Lors d’une rencontre houleuse à la Maison Blanche ce vendredi 28 février, Donald Trump s’en est violemment pris à Volodymyr Zelensky, l’accusant de ne pas être « suffisamment reconnaissant » envers les États-Unis. Son vice-président, JD Vance, a renchéri, reprochant au président ukrainien un « manque de respect ». Pourtant, tandis que Washington réclame des remerciements de Kiev, c’est Vladimir Poutine qui aurait, en réalité, toutes les raisons d’exprimer sa gratitude envers Trump.
Le départ précipité de Zelensky et l’annulation de l’accord prévu marquent un tournant dans la crise diplomatique. Mais au-delà de cet incident, c’est la trajectoire plus large de la politique étrangère américaine qui interpelle. Chaque prise de position de Trump semble, volontairement ou non, servir les intérêts du Kremlin.
En exigeant que l’Ukraine cède des territoires à la Russie pour obtenir la paix, Washington valide en substance la ligne défendue par Moscou depuis le début du conflit. À cela s’ajoute la position de Trump sur l’OTAN : en rejetant toute perspective d’adhésion pour l’Ukraine, il accède à l’une des revendications fondamentales de Poutine.
D’autres décisions récentes confirment cette dynamique. L’annonce du non-engagement de soldats américains dans une force de maintien de la paix, conjuguée à la réduction prévue des troupes américaines en Europe, élargit considérablement la marge de manœuvre de la Russie dans sa sphère d’influence. La normalisation des relations américano-russes sans condition préalable, les rumeurs d’un allègement des sanctions et l’idée de réintégrer Moscou dans le G7 constituent autant de concessions diplomatiques inespérées pour le Kremlin.
Plus troublant encore, le vote américain contre une résolution de l’ONU condamnant l’invasion russe inscrit Washington aux côtés de Moscou, Minsk et Pyongyang – un alignement diplomatique inédit, qui confère à la position russe une légitimité accrue sur la scène internationale.
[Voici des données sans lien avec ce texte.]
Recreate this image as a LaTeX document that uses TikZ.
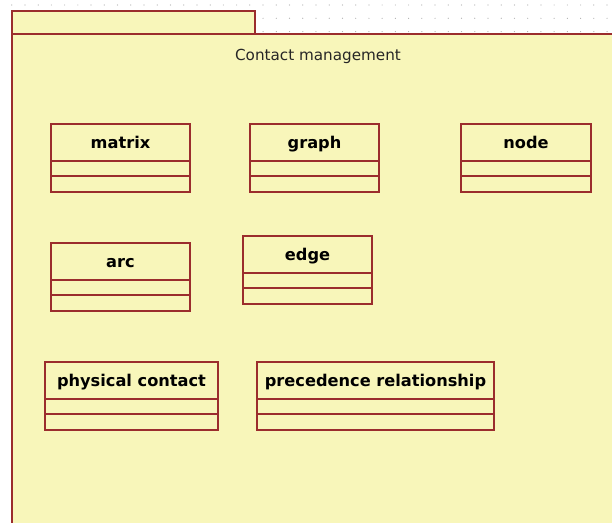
\documentclass[tikz,border=0pt]{standalone}
\usepackage{fontspec}
\setmainfont{DejaVu Sans}
\definecolor{pkgfill}{RGB}{248,246,186}
\definecolor{pkgline}{RGB}{155,45,45}
\definecolor{dotgray}{RGB}{175,175,175}
\tikzset{
  pkg/.style={draw=pkgline, fill=pkgfill, line width=1.8pt},
  clsbox/.style={draw=pkgline, line width=1.3pt},
  clsname/.style={font=\fontsize{16.2}{18}\selectfont\bfseries, inner sep=0pt, text=black, anchor=base},
  pkgtitle/.style={font=\fontsize{15.2}{17}\selectfont, inner sep=0pt, text=black!85, anchor=base},
}
\newcommand\umlcls[6]{%
  \draw[clsbox] (#1,#2) rectangle (#3,#2+68);
  \draw[clsbox] (#1,#2+37) -- (#3,#2+37);
  \draw[clsbox] (#1,#2+52) -- (#3,#2+52);
  \node[clsname] (#6) at ({(#1+#3)/2},#2+24) {#5};
}
\begin{document}
\begin{tikzpicture}[x=1pt,y=-1pt]
\useasboundingbox (0,0) rectangle (612,522);
\fill[white] (0,0) rectangle (612,522);
% dot grid
\foreach \r in {5,18.3,31.6}{
  \foreach \k in {0,...,45}{
    \fill[dotgray] (11.7+13.23*\k,\r) circle (0.6);
  }
}
% package
\draw[pkg] (12,11) rectangle (255,34);
\draw[pkg] (12,540) -- (12,34) -- (630,34) -- (630,540) -- cycle;
\node[pkgtitle] (title) at (318,60) {Contact management};
% classes
\umlcls{51}{124}{190}{graph}{matrix}{matrix}
\umlcls{250}{124}{379}{graph}{graph}{graph}
\umlcls{461}{124}{591}{node}{node}{nodecls}
\umlcls{51}{243}{190}{arc}{arc}{arc}
\umlcls{243}{236}{372}{edge}{edge}{edge}
\umlcls{45}{362}{218}{pc}{physical contact}{physcontact}
\umlcls{257}{362}{494}{pr}{precedence relationship}{precedence}
\end{tikzpicture}
\end{document}
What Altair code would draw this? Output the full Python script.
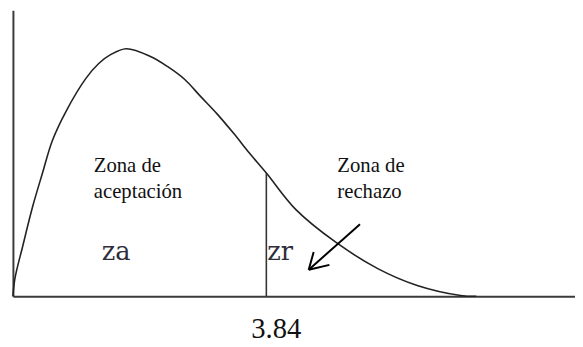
import altair as alt
import pandas as pd

# density curve (x in chi-square units, y relative height)
curve_x = [0.0, 0.030, 0.149, 0.299, 0.448, 0.598, 0.807, 1.106, 1.300, 1.479,
           1.718, 2.092, 2.346, 2.600, 2.839, 3.093, 3.347, 3.586, 3.840, 4.288,
           4.886, 5.528, 6.126, 6.783, 7.022]
curve_y = [0.0, 0.062, 0.176, 0.314, 0.431, 0.545, 0.648, 0.762, 0.814, 0.845,
           0.866, 0.838, 0.803, 0.759, 0.700, 0.638, 0.569, 0.500, 0.431, 0.303,
           0.190, 0.097, 0.038, 0.003, 0.0]

# critical value
crit_x = [3.84]
crit_y0 = [0.0]
crit_y1 = [0.431]
crit_label = ["3.84"]

# arrow (shaft + two head strokes)
arrow_x = [5.259, 4.482, 4.482]
arrow_y = [0.252, 0.093, 0.093]
arrow_x2 = [4.482, 4.557, 4.796]
arrow_y2 = [0.093, 0.155, 0.110]

# zone texts
zone_text = ["Zona de", "aceptación", "Zona de", "rechazo"]
zone_x = [1.225, 1.225, 4.916, 4.916]
zone_y = [0.434, 0.345, 0.434, 0.345]

short_text = ["za", "zr"]
short_x = [1.345, 3.855]
short_y = [0.128, 0.128]

SERIF = "'Liberation Serif', 'Times New Roman', Times, serif"
SERIF2 = "'DejaVu Serif', 'Liberation Serif', serif"

xs = alt.Scale(domain=[0, 8.517], nice=False, zero=False)
ys = alt.Scale(domain=[0, 1], nice=False, zero=False)
ax = alt.Axis(labels=False, ticks=False, grid=False, domainColor="#3a3a3a",
              domainWidth=2, title="")

curve_df = pd.DataFrame({"x": curve_x, "y": curve_y})
crit_df = pd.DataFrame({"x": crit_x, "y0": crit_y0, "y1": crit_y1, "label": crit_label,
                        "ly": [-0.145]})
arrow_df = pd.DataFrame({"x": arrow_x, "y": arrow_y, "x2": arrow_x2, "y2": arrow_y2})
zone_df = pd.DataFrame({"t": zone_text, "x": zone_x, "y": zone_y})
short_df = pd.DataFrame({"t": short_text, "x": short_x, "y": short_y})

curve = alt.Chart(curve_df).mark_line(interpolate="catmull-rom", color="#222222",
                                      strokeWidth=1.6).encode(
    x=alt.X("x:Q", scale=xs, axis=ax),
    y=alt.Y("y:Q", scale=ys, axis=ax),
)

crit = alt.Chart(crit_df).mark_rule(color="#333333", strokeWidth=1.6).encode(
    x=alt.X("x:Q", scale=xs, axis=ax),
    y=alt.Y("y0:Q", scale=ys, axis=ax),
    y2="y1:Q",
)

crit_text = alt.Chart(crit_df).mark_text(
    font=SERIF, fontSize=29, color="#111111",
    align="center", baseline="alphabetic", dx=10
).encode(
    x=alt.X("x:Q", scale=xs, axis=ax),
    y=alt.Y("ly:Q", scale=ys, axis=ax),
    text="label:N",
)

arrow = alt.Chart(arrow_df).mark_rule(color="#000000", strokeWidth=2).encode(
    x=alt.X("x:Q", scale=xs, axis=ax),
    y=alt.Y("y:Q", scale=ys, axis=ax),
    x2="x2:Q",
    y2="y2:Q",
)

zones = alt.Chart(zone_df).mark_text(
    font=SERIF, fontSize=21, color="#111111",
    align="left", baseline="alphabetic"
).encode(
    x=alt.X("x:Q", scale=xs, axis=ax),
    y=alt.Y("y:Q", scale=ys, axis=ax),
    text="t:N",
)

shorts = alt.Chart(short_df).mark_text(
    font=SERIF2, fontSize=26, color="#2e2e3a",
    align="left", baseline="alphabetic"
).encode(
    x=alt.X("x:Q", scale=xs, axis=ax),
    y=alt.Y("y:Q", scale=ys, axis=ax),
    text="t:N",
)

chart = alt.layer(curve, crit, arrow, zones, shorts, crit_text).properties(
    width=570,
    height=290,
    autosize=alt.AutoSizeParams(type="none"),
    padding={"left": 5, "top": 0, "right": 0, "bottom": 48},
    background="white",
).configure_view(stroke=None)

chart.save("out.html", embed_options={"renderer": "svg", "actions": False})
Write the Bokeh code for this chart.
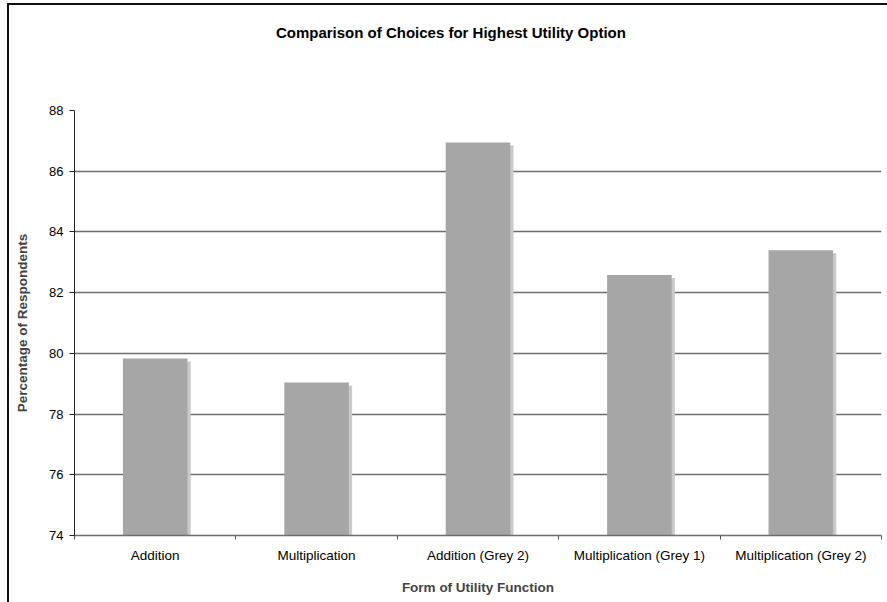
from bokeh.plotting import figure
from bokeh.models import FixedTicker, ColumnDataSource, Range1d, LinearAxis
from bokeh.embed import file_html
from bokeh.resources import INLINE

# Survey results: share of respondents choosing the highest-utility option
categories = ["Addition", "Multiplication", "Addition (Grey 2)",
              "Multiplication (Grey 1)", "Multiplication (Grey 2)"]
percentages = [79.83, 79.04, 86.95, 82.58, 83.40]
y_ticks = [74, 76, 78, 80, 82, 84, 86, 88]
chart_title = "Comparison of Choices for Highest Utility Option"

FONT = "Liberation Sans"

# bars sit at the centre of each category slot on a 0..N numeric axis
centers = [i + 0.5 for i in range(len(categories))]
bounds = list(range(len(categories) + 1))

src = ColumnDataSource(dict(x=centers, top=percentages))
shadow = ColumnDataSource(dict(x=[c + 0.02 for c in centers],
                               top=[v - 0.1 for v in percentages]))

p = figure(frame_width=807, frame_height=425,
           min_border_left=65, min_border_right=6,
           min_border_top=105, min_border_bottom=67,
           x_range=Range1d(0, len(categories)), y_range=Range1d(74, 88),
           output_backend="svg", toolbar_location=None,
           background_fill_color="white", border_fill_color="white")
p.margin = (3, 0, 0, 7)
p.styles = {"border-left": "2px solid #111111", "border-top": "2px solid #111111"}
p.outline_line_color = None

# title carried by a bare axis above the frame (no line, ticks or labels);
# trailing no-break spaces nudge the centred title to the left
title_axis = LinearAxis(ticker=FixedTicker(ticks=[]),
                        axis_line_color=None, major_tick_line_color=None,
                        minor_tick_line_color=None,
                        major_tick_in=0, major_tick_out=0,
                        minor_tick_in=0, minor_tick_out=0,
                        major_label_standoff=0,
                        axis_label=chart_title + "\u00a0" * 13,
                        axis_label_standoff=70,
                        axis_label_text_font=FONT,
                        axis_label_text_font_size="15px",
                        axis_label_text_font_style="bold",
                        axis_label_text_color="#000000")
p.add_layout(title_axis, "above")

# soft drop shadow behind each bar, then the bar itself
p.vbar(x="x", top="top", bottom=74, width=0.4, source=shadow,
       fill_color="#c9c9c9", line_color=None)
p.vbar(x="x", top="top", bottom=74, width=0.4, source=src,
       fill_color="#a6a6a6", line_color=None)

# y axis
p.yaxis.ticker = FixedTicker(ticks=y_ticks)
p.yaxis.axis_label = "Percentage of Respondents"
p.yaxis.axis_label_text_font = FONT
p.yaxis.axis_label_text_font_size = "13.5px"
p.yaxis.axis_label_text_font_style = "bold"
p.yaxis.axis_label_standoff = 16
p.yaxis.major_label_text_font = FONT
p.yaxis.major_label_text_font_size = "13px"
p.yaxis.major_label_text_color = "#000000"
p.yaxis.major_label_standoff = 6
p.yaxis.major_tick_in = 0
p.yaxis.major_tick_out = 5
p.yaxis.minor_tick_line_color = None
p.yaxis.axis_line_color = "#222222"
p.yaxis.major_tick_line_color = "#222222"

# x axis: labels at slot centres, short ticks at slot boundaries
xaxis = p.below[0]
xaxis.ticker = FixedTicker(ticks=centers, minor_ticks=bounds)
xaxis.major_label_overrides = {c: name for c, name in zip(centers, categories)}
xaxis.axis_label = "Form of Utility Function"
xaxis.axis_label_text_font = FONT
xaxis.axis_label_text_font_size = "13.5px"
xaxis.axis_label_text_font_style = "bold"
xaxis.axis_label_standoff = 14
xaxis.major_label_text_font = FONT
xaxis.major_label_text_font_size = "13.5px"
xaxis.major_label_text_color = "#000000"
xaxis.major_label_standoff = 8
xaxis.major_tick_in = 0
xaxis.major_tick_out = 0
xaxis.minor_tick_in = 0
xaxis.minor_tick_out = 4
xaxis.minor_tick_line_color = "#555555"
xaxis.axis_line_color = "#6e6e6e"
xaxis.axis_line_width = 1.5

# horizontal gridlines only
p.xgrid.grid_line_color = None
p.ygrid.ticker = FixedTicker(ticks=y_ticks)
p.ygrid.grid_line_color = "#6e6e6e"
p.ygrid.grid_line_width = 1.5

open("out.html", "w").write(file_html(p, INLINE))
Lorsque Trump exige la reconnaissance de Zelensky pour une aide militaire initialement bloquée et finalement retardée pendant des mois, il néglige le fait que ce retard a directement favorisé la Russie sur le terrain. En accusant Zelensky de « manque de respect » pour son refus de céder aux exigences américaines, il oublie que c’est précisément la souveraineté ukrainienne que les États-Unis s’étaient engagés à défendre.
Face à ces accusations, Zelensky a choisi une autre stratégie. Après la réunion tendue avec Trump et JD Vance, le président ukrainien a pris la parole sur les réseaux sociaux pour remercier personnellement chaque dirigeant mondial ayant exprimé sa solidarité envers l’Ukraine. Une réponse cinglante qui souligne le contraste entre l’isolement relatif imposé par Washington et le soutien international que Kiev continue de recevoir.
L’ironie de la situation est saisissante : tandis que Trump réclame des remerciements à Kiev, c’est à Moscou que les hommages devraient être adressés. Car chaque décision prise par l’administration américaine actuelle semble s’aligner, de manière troublante, sur les objectifs stratégiques de Vladimir Poutine.
Si cette inflexion se confirmait, elle marquerait une rupture historique avec la tradition diplomatique américaine et redessinerait durablement l’équilibre des puissances à l’échelle mondiale.